** To be done **
Copy out every line exactly, passing over the pictures.

** Given material **
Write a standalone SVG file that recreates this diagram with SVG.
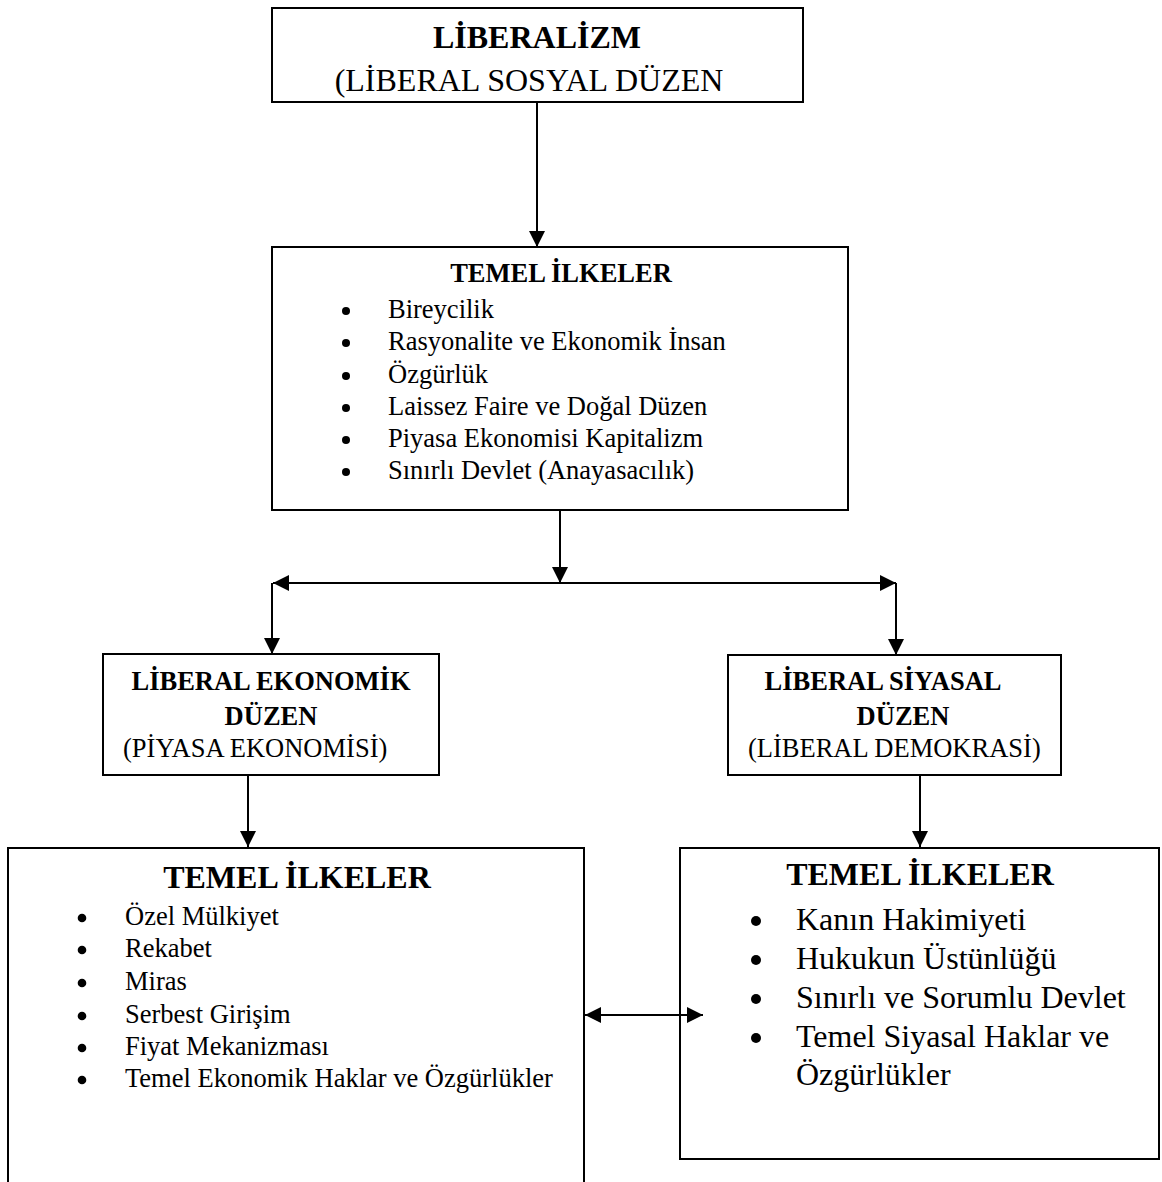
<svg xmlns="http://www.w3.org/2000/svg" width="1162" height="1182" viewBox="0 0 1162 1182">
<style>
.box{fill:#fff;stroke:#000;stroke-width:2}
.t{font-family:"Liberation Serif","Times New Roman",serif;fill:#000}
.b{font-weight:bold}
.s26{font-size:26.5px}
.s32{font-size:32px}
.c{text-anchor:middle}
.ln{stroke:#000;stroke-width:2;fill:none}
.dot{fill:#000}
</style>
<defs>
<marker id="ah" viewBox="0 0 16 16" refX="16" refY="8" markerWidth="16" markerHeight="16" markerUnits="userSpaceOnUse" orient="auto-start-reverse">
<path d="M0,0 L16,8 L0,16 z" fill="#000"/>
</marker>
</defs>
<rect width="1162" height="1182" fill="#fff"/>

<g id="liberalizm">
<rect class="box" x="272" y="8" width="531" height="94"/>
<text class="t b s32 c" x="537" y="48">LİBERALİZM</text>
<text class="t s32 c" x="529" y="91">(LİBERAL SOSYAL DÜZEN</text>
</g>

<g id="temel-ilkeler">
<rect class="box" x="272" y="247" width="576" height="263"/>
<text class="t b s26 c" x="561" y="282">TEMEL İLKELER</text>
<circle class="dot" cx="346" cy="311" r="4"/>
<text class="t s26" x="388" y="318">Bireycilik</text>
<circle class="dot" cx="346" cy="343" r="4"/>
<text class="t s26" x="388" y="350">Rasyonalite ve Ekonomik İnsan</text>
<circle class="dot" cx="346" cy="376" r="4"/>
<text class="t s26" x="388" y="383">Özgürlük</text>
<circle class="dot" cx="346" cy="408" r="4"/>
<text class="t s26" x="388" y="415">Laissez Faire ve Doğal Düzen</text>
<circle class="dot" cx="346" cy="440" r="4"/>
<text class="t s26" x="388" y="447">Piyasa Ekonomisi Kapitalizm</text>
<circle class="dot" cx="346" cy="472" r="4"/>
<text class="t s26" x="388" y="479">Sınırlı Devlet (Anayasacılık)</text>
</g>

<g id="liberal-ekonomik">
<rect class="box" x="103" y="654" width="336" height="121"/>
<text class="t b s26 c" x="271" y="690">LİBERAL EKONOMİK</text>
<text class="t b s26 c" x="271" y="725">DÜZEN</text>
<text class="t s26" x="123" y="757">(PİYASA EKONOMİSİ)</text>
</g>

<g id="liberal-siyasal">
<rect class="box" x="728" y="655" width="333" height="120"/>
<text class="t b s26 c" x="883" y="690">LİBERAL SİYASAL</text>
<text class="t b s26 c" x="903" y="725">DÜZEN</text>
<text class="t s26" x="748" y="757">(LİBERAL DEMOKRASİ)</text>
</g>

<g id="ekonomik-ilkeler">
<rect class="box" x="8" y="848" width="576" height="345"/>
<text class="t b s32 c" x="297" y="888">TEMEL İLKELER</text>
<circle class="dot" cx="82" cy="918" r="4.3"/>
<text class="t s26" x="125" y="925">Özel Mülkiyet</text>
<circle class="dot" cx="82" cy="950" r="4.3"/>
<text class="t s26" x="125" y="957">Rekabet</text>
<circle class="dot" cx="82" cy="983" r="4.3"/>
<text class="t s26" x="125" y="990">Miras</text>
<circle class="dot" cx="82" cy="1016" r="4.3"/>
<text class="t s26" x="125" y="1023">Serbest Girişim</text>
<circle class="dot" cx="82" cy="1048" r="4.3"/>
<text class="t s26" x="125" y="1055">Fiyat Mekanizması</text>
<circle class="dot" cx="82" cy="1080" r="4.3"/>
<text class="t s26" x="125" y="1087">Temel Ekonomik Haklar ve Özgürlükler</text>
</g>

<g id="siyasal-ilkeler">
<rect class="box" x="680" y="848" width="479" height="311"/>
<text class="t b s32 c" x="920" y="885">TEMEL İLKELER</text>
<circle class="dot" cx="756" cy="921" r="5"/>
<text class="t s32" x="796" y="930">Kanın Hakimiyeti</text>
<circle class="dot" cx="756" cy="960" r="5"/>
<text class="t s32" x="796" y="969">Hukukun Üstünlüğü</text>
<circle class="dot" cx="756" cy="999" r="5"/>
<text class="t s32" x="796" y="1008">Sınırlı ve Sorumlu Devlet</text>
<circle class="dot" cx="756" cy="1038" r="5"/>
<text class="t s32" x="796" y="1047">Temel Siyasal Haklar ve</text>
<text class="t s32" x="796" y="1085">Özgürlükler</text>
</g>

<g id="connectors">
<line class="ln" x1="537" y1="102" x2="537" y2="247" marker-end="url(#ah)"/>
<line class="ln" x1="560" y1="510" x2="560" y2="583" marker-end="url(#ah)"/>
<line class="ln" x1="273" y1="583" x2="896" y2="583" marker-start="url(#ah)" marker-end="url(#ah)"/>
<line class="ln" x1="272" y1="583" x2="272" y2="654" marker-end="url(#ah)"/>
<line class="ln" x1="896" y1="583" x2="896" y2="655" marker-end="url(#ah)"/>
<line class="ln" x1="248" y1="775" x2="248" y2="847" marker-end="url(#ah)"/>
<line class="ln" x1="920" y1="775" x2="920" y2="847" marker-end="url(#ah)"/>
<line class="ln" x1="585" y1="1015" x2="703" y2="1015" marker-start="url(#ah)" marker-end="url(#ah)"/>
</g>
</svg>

** The completed task **
Write a standalone SVG file that recreates this diagram with SVG.
<svg xmlns="http://www.w3.org/2000/svg" width="1162" height="1182" viewBox="0 0 1162 1182">
<style>
.box{fill:#fff;stroke:#000;stroke-width:2}
.t{font-family:"Liberation Serif","Times New Roman",serif;fill:#000}
.b{font-weight:bold}
.s26{font-size:26.5px}
.s32{font-size:32px}
.c{text-anchor:middle}
.ln{stroke:#000;stroke-width:2;fill:none}
.dot{fill:#000}
</style>
<defs>
<marker id="ah" viewBox="0 0 16 16" refX="16" refY="8" markerWidth="16" markerHeight="16" markerUnits="userSpaceOnUse" orient="auto-start-reverse">
<path d="M0,0 L16,8 L0,16 z" fill="#000"/>
</marker>
</defs>
<rect width="1162" height="1182" fill="#fff"/>

<g id="liberalizm">
<rect class="box" x="272" y="8" width="531" height="94"/>
<text class="t b s32 c" x="537" y="48">LİBERALİZM</text>
<text class="t s32 c" x="529" y="91">(LİBERAL SOSYAL DÜZEN</text>
</g>

<g id="temel-ilkeler">
<rect class="box" x="272" y="247" width="576" height="263"/>
<text class="t b s26 c" x="561" y="282">TEMEL İLKELER</text>
<circle class="dot" cx="346" cy="311" r="4"/>
<text class="t s26" x="388" y="318">Bireycilik</text>
<circle class="dot" cx="346" cy="343" r="4"/>
<text class="t s26" x="388" y="350">Rasyonalite ve Ekonomik İnsan</text>
<circle class="dot" cx="346" cy="376" r="4"/>
<text class="t s26" x="388" y="383">Özgürlük</text>
<circle class="dot" cx="346" cy="408" r="4"/>
<text class="t s26" x="388" y="415">Laissez Faire ve Doğal Düzen</text>
<circle class="dot" cx="346" cy="440" r="4"/>
<text class="t s26" x="388" y="447">Piyasa Ekonomisi Kapitalizm</text>
<circle class="dot" cx="346" cy="472" r="4"/>
<text class="t s26" x="388" y="479">Sınırlı Devlet (Anayasacılık)</text>
</g>

<g id="liberal-ekonomik">
<rect class="box" x="103" y="654" width="336" height="121"/>
<text class="t b s26 c" x="271" y="690">LİBERAL EKONOMİK</text>
<text class="t b s26 c" x="271" y="725">DÜZEN</text>
<text class="t s26" x="123" y="757">(PİYASA EKONOMİSİ)</text>
</g>

<g id="liberal-siyasal">
<rect class="box" x="728" y="655" width="333" height="120"/>
<text class="t b s26 c" x="883" y="690">LİBERAL SİYASAL</text>
<text class="t b s26 c" x="903" y="725">DÜZEN</text>
<text class="t s26" x="748" y="757">(LİBERAL DEMOKRASİ)</text>
</g>

<g id="ekonomik-ilkeler">
<rect class="box" x="8" y="848" width="576" height="345"/>
<text class="t b s32 c" x="297" y="888">TEMEL İLKELER</text>
<circle class="dot" cx="82" cy="918" r="4.3"/>
<text class="t s26" x="125" y="925">Özel Mülkiyet</text>
<circle class="dot" cx="82" cy="950" r="4.3"/>
<text class="t s26" x="125" y="957">Rekabet</text>
<circle class="dot" cx="82" cy="983" r="4.3"/>
<text class="t s26" x="125" y="990">Miras</text>
<circle class="dot" cx="82" cy="1016" r="4.3"/>
<text class="t s26" x="125" y="1023">Serbest Girişim</text>
<circle class="dot" cx="82" cy="1048" r="4.3"/>
<text class="t s26" x="125" y="1055">Fiyat Mekanizması</text>
<circle class="dot" cx="82" cy="1080" r="4.3"/>
<text class="t s26" x="125" y="1087">Temel Ekonomik Haklar ve Özgürlükler</text>
</g>

<g id="siyasal-ilkeler">
<rect class="box" x="680" y="848" width="479" height="311"/>
<text class="t b s32 c" x="920" y="885">TEMEL İLKELER</text>
<circle class="dot" cx="756" cy="921" r="5"/>
<text class="t s32" x="796" y="930">Kanın Hakimiyeti</text>
<circle class="dot" cx="756" cy="960" r="5"/>
<text class="t s32" x="796" y="969">Hukukun Üstünlüğü</text>
<circle class="dot" cx="756" cy="999" r="5"/>
<text class="t s32" x="796" y="1008">Sınırlı ve Sorumlu Devlet</text>
<circle class="dot" cx="756" cy="1038" r="5"/>
<text class="t s32" x="796" y="1047">Temel Siyasal Haklar ve</text>
<text class="t s32" x="796" y="1085">Özgürlükler</text>
</g>

<g id="connectors">
<line class="ln" x1="537" y1="102" x2="537" y2="247" marker-end="url(#ah)"/>
<line class="ln" x1="560" y1="510" x2="560" y2="583" marker-end="url(#ah)"/>
<line class="ln" x1="273" y1="583" x2="896" y2="583" marker-start="url(#ah)" marker-end="url(#ah)"/>
<line class="ln" x1="272" y1="583" x2="272" y2="654" marker-end="url(#ah)"/>
<line class="ln" x1="896" y1="583" x2="896" y2="655" marker-end="url(#ah)"/>
<line class="ln" x1="248" y1="775" x2="248" y2="847" marker-end="url(#ah)"/>
<line class="ln" x1="920" y1="775" x2="920" y2="847" marker-end="url(#ah)"/>
<line class="ln" x1="585" y1="1015" x2="703" y2="1015" marker-start="url(#ah)" marker-end="url(#ah)"/>
</g>
</svg>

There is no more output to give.